- [INPUT DATA]:
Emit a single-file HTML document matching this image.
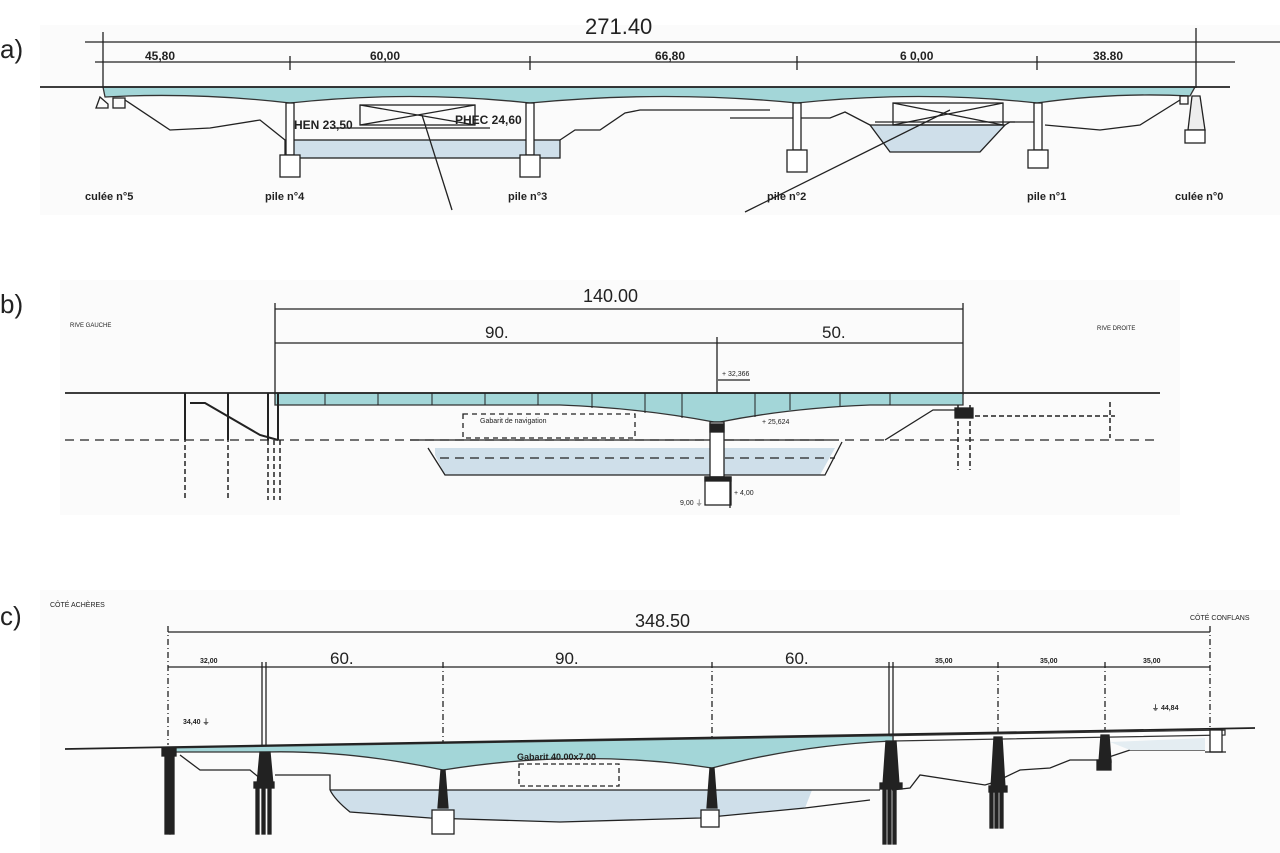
<!DOCTYPE html>
<html><head><meta charset="utf-8"><style>
html,body{margin:0;padding:0;background:#fff;}
svg{display:block;font-family:"Liberation Sans",sans-serif;}
</style></head><body>
<svg width="1280" height="853" viewBox="0 0 1280 853" xmlns="http://www.w3.org/2000/svg">
<rect width="1280" height="853" fill="#fff"/>
<rect x="40" y="25" width="1240" height="190" fill="#fbfbfb"/>
<rect x="60" y="280" width="1120" height="235" fill="#fbfbfb"/>
<rect x="40" y="590" width="1240" height="263" fill="#fbfbfb"/>
<g stroke="#222" fill="none" stroke-width="1.3">
<!-- ===== Panel a ===== -->
<text x="0" y="58" font-size="26" fill="#222" stroke="none">a)</text>
<text x="585" y="34" font-size="22" fill="#222" stroke="none">271.40</text>
<line x1="85" y1="42" x2="1280" y2="42"/>
<line x1="95" y1="62" x2="1235" y2="62"/>
<line x1="103" y1="32" x2="103" y2="88"/><line x1="1196" y1="28" x2="1196" y2="88"/>
<line x1="290" y1="56" x2="290" y2="70"/><line x1="530" y1="56" x2="530" y2="70"/><line x1="797" y1="56" x2="797" y2="70"/><line x1="1037" y1="56" x2="1037" y2="70"/>
<g font-size="12" fill="#222" stroke="none" font-weight="bold">
<text x="145" y="60">45,80</text><text x="370" y="60">60,00</text><text x="655" y="60">66,80</text><text x="900" y="60">6 0,00</text><text x="1093" y="60">38.80</text>
<text x="85" y="200" font-size="11">culée n°5</text><text x="265" y="200" font-size="11">pile n°4</text><text x="508" y="200" font-size="11">pile n°3</text><text x="767" y="200" font-size="11">pile n°2</text><text x="1027" y="200" font-size="11">pile n°1</text><text x="1175" y="200" font-size="11">culée n°0</text>
<text x="286" y="129">PHEN 23,50</text><text x="455" y="124">PHEC 24,60</text>
</g>
<path d="M103,87 L1195,87 L1190,96 Q1115,92 1037,103 Q920,90 797,103 Q665,90 530,103 Q410,90 290,103 Q195,92 105,97 Z" fill="#a3d6d8" stroke="#333"/>
<line x1="40" y1="87" x2="1230" y2="87" stroke-width="1.8"/>
<path d="M100,97 L108,104 L108,108 L96,108 Z"/><rect x="113" y="98" width="12" height="10"/>
<path d="M125,100 L170,130 L210,128 L260,120 L285,140"/>
<path d="M560,140 L575,130 L600,130 L625,113 L640,110 L770,110"/>
<path d="M730,118 L830,118 L845,112 L870,125"/>
<path d="M1005,125 L1010,122 L1035,122"/>
<path d="M1045,125 L1100,130 L1140,125 L1180,100"/>
<rect x="285" y="140" width="275" height="18" fill="#cfdfea"/>
<path d="M870,125 L890,152 L980,152 L1005,125 Z" fill="#cfdfea"/>
<!-- piers a -->
<rect x="286" y="103" width="8" height="52" fill="#fff"/><rect x="280" y="155" width="20" height="22" fill="#fff"/>
<rect x="526" y="103" width="8" height="52" fill="#fff"/><rect x="520" y="155" width="20" height="22" fill="#fff"/>
<rect x="793" y="103" width="8" height="47" fill="#fff"/><rect x="787" y="150" width="20" height="22" fill="#fff"/>
<rect x="1034" y="103" width="8" height="47" fill="#fff"/><rect x="1028" y="150" width="20" height="18" fill="#fff"/>
<path d="M1192,96 L1200,96 L1205,130 L1188,130 Z" fill="#eee"/><rect x="1185" y="130" width="20" height="13" fill="#fff"/>
<rect x="1180" y="96" width="8" height="8"/>
<rect x="360" y="105" width="115" height="20"/><line x1="360" y1="105" x2="475" y2="125"/><line x1="475" y1="105" x2="360" y2="125"/>
<line x1="330" y1="128" x2="490" y2="128"/>
<line x1="422" y1="115" x2="452" y2="210"/>
<rect x="893" y="103" width="110" height="22"/><line x1="893" y1="103" x2="1003" y2="125"/><line x1="1003" y1="103" x2="893" y2="125"/>
<line x1="875" y1="122" x2="1015" y2="122"/>
<line x1="950" y1="110" x2="745" y2="212"/>
<!-- ===== Panel b ===== -->
<text x="0" y="313" font-size="26" fill="#222" stroke="none">b)</text>
<text x="583" y="302" font-size="18" fill="#222" stroke="none">140.00</text>
<line x1="275" y1="309" x2="963" y2="309"/>
<line x1="275" y1="343" x2="963" y2="343"/>
<line x1="275" y1="303" x2="275" y2="395"/><line x1="963" y1="303" x2="963" y2="395"/><line x1="717" y1="337" x2="717" y2="405"/>
<text x="485" y="338" font-size="17" fill="#222" stroke="none">90.</text>
<text x="822" y="338" font-size="17" fill="#222" stroke="none">50.</text>
<text x="70" y="327" font-size="6" fill="#222" stroke="none">RIVE GAUCHE</text>
<text x="1097" y="330" font-size="6" fill="#222" stroke="none">RIVE DROITE</text>
<path d="M275,393 L963,393 L963,405 L870,405 Q790,408 720,422 L714,422 Q640,408 560,405 L275,405 Z" fill="#a3d6d8" stroke="#333"/>
<line x1="65" y1="393" x2="1160" y2="393" stroke-width="1.8"/>
<g stroke-width="1">
<line x1="325" y1="393" x2="325" y2="405"/><line x1="378" y1="393" x2="378" y2="405"/><line x1="432" y1="393" x2="432" y2="405"/><line x1="485" y1="393" x2="485" y2="405"/><line x1="538" y1="393" x2="538" y2="405"/><line x1="592" y1="393" x2="592" y2="408"/><line x1="645" y1="393" x2="645" y2="413"/><line x1="682" y1="393" x2="682" y2="418"/><line x1="755" y1="393" x2="755" y2="417"/><line x1="790" y1="393" x2="790" y2="410"/><line x1="840" y1="393" x2="840" y2="406"/><line x1="890" y1="393" x2="890" y2="405"/>
</g>
<path d="M410,440 L830,440" />
<path d="M435,455 L445,475 L820,475 L835,448 L435,448 Z" fill="#cfdfea" stroke="none"/>
<path d="M428,448 L445,475 L825,475 L842,442"/>
<line x1="65" y1="440" x2="1160" y2="440" stroke-dasharray="9,6"/>
<line x1="440" y1="458" x2="835" y2="458" stroke-dasharray="9,6"/>
<rect x="463" y="414" width="172" height="24" stroke-dasharray="5,4"/>
<text x="480" y="423" font-size="7" fill="#222" stroke="none">Gabarit de navigation</text>
<rect x="710" y="422" width="14" height="55" fill="#fff"/><rect x="710" y="424" width="14" height="8" fill="#222"/>
<rect x="705" y="477" width="26" height="28" fill="#fff"/><rect x="705" y="477" width="26" height="4" fill="#222"/>
<line x1="730" y1="480" x2="730" y2="508"/>
<text x="680" y="505" font-size="7" fill="#222" stroke="none">9,00 ⏚</text><text x="734" y="495" font-size="7" fill="#222" stroke="none">+ 4,00</text>
<text x="722" y="376" font-size="7" fill="#222" stroke="none">+ 32,366</text><line x1="718" y1="380" x2="750" y2="380"/>
<text x="762" y="424" font-size="7" fill="#222" stroke="none">+ 25,624</text>
<path d="M185,393 L185,440 M228,393 L228,440 M190,403 L205,403 L260,435 L278,440 M268,393 L268,440 M278,393 L278,440" stroke-width="2"/>
<g stroke-dasharray="5,3" stroke-width="1.5">
<line x1="185" y1="405" x2="185" y2="500"/><line x1="228" y1="405" x2="228" y2="500"/>
<line x1="268" y1="440" x2="268" y2="500"/><line x1="274" y1="440" x2="274" y2="500"/><line x1="280" y1="440" x2="280" y2="500"/>
<line x1="958" y1="405" x2="958" y2="470"/><line x1="970" y1="405" x2="970" y2="470"/>
<line x1="975" y1="416" x2="1115" y2="416"/><line x1="1110" y1="402" x2="1110" y2="438"/>
</g>
<path d="M885,440 L933,410 L955,410"/>
<rect x="955" y="408" width="18" height="10" fill="#222"/>
<!-- ===== Panel c ===== -->
<text x="0" y="625" font-size="26" fill="#222" stroke="none">c)</text>
<text x="635" y="627" font-size="18" fill="#222" stroke="none">348.50</text>
<text x="50" y="607" font-size="7" fill="#222" stroke="none">CÔTÉ ACHÈRES</text>
<text x="1190" y="620" font-size="7" fill="#222" stroke="none">CÔTÉ CONFLANS</text>
<line x1="168" y1="632" x2="1210" y2="632"/>
<line x1="168" y1="667" x2="1210" y2="667"/>
<g stroke-dasharray="6,3,1,3"><line x1="168" y1="626" x2="168" y2="745"/><line x1="1210" y1="626" x2="1210" y2="728"/><line x1="443" y1="662" x2="443" y2="742"/><line x1="712" y1="662" x2="712" y2="738"/><line x1="998" y1="662" x2="998" y2="733"/><line x1="1105" y1="662" x2="1105" y2="730"/></g>
<line x1="262" y1="662" x2="262" y2="745"/><line x1="266" y1="662" x2="266" y2="745"/>
<line x1="889" y1="662" x2="889" y2="735"/><line x1="893" y1="662" x2="893" y2="735"/>
<g font-size="7" fill="#222" stroke="none" font-weight="bold"><text x="200" y="663">32,00</text><text x="935" y="663">35,00</text><text x="1040" y="663">35,00</text><text x="1143" y="663">35,00</text>
<text x="183" y="724">34,40 ⏚</text><text x="1152" y="710">⏚ 44,84</text></g>
<g font-size="17" fill="#222" stroke="none"><text x="330" y="664">60.</text><text x="555" y="664">90.</text><text x="785" y="664">60.</text></g>
<path d="M893,735.6 L1225,730 L1225,735 L893,741 Z" fill="#fff" stroke="#333"/>
<path d="M165,748 L893,735.6 L893,741 Q800,745 712,768 Q580,748 443,770 Q350,750 265,752 L165,752 Z" fill="#a3d6d8" stroke="#333"/>
<line x1="65" y1="749" x2="1255" y2="728" stroke-width="1.8"/>
<path d="M330,790 Q335,800 350,812 L430,818 L560,822 L700,818 L805,808 L812,790 Z" fill="#cfdfea" stroke="none"/>
<path d="M330,790 L880,790"/><path d="M330,790 Q335,800 350,812 L430,818 L560,822 L700,818 L805,808 L870,800"/>
<path d="M275,775 L330,775 L330,790"/>
<path d="M180,755 L200,770 L250,770 L262,780"/>
<path d="M892,790 L910,788 L920,775 L985,785 L995,782 L1020,770 L1050,768 L1070,760 L1100,760 L1130,750 L1205,750"/>
<path d="M1110,742 L1205,738 L1205,750 L1130,750 Z" fill="#e4edf2" stroke="none"/>
<rect x="519" y="764" width="100" height="22" stroke-dasharray="5,3"/>
<text x="517" y="760" font-size="9" fill="#222" stroke="none" font-weight="bold">Gabarit 40.00x7.00</text>
<!-- piers c -->
<g fill="#222">
<rect x="162" y="748" width="14" height="8"/><rect x="165" y="756" width="5" height="78"/><rect x="170" y="756" width="4" height="78"/>
<path d="M260,752 L270,752 L273,785 L257,785 Z"/><rect x="254" y="782" width="20" height="6"/><rect x="256" y="788" width="3" height="46"/><rect x="262" y="788" width="3" height="46"/><rect x="268" y="788" width="3" height="46"/>
<path d="M441,770 L445,770 L448,808 L438,808 Z"/>
<path d="M710,768 L714,768 L717,808 L707,808 Z"/>
<path d="M886,741 L896,741 L899,785 L883,785 Z"/><rect x="880" y="783" width="22" height="6"/><rect x="883" y="789" width="3" height="55"/><rect x="888" y="789" width="3" height="55"/><rect x="893" y="789" width="3" height="55"/>
<path d="M994,737 L1002,737 L1005,788 L991,788 Z"/><rect x="989" y="786" width="18" height="6"/><rect x="990" y="792" width="3" height="36"/><rect x="995" y="792" width="3" height="36"/><rect x="1000" y="792" width="3" height="36"/>
<path d="M1101,735 L1109,735 L1111,762 L1099,762 Z"/><rect x="1097" y="760" width="14" height="10"/>
</g>
<rect x="432" y="810" width="22" height="24" fill="#fff"/><rect x="701" y="810" width="18" height="17" fill="#fff"/>
<rect x="1210" y="730" width="12" height="22" fill="#fff"/><line x1="1205" y1="752" x2="1226" y2="752"/>
</g>
</svg>
</body></html>
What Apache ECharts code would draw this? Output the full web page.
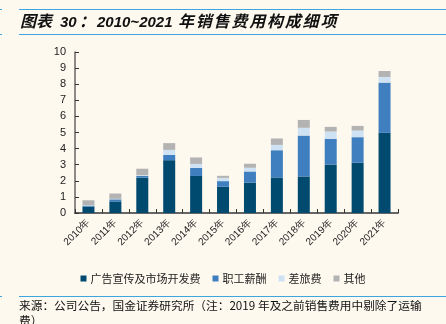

- [TASK]:
Using the entries above, return each line in which the word "this" occurs.

- [COMPLETED TASK]:
Emit a single-file HTML document matching this image.
What Apache ECharts code would draw this? Output the full web page.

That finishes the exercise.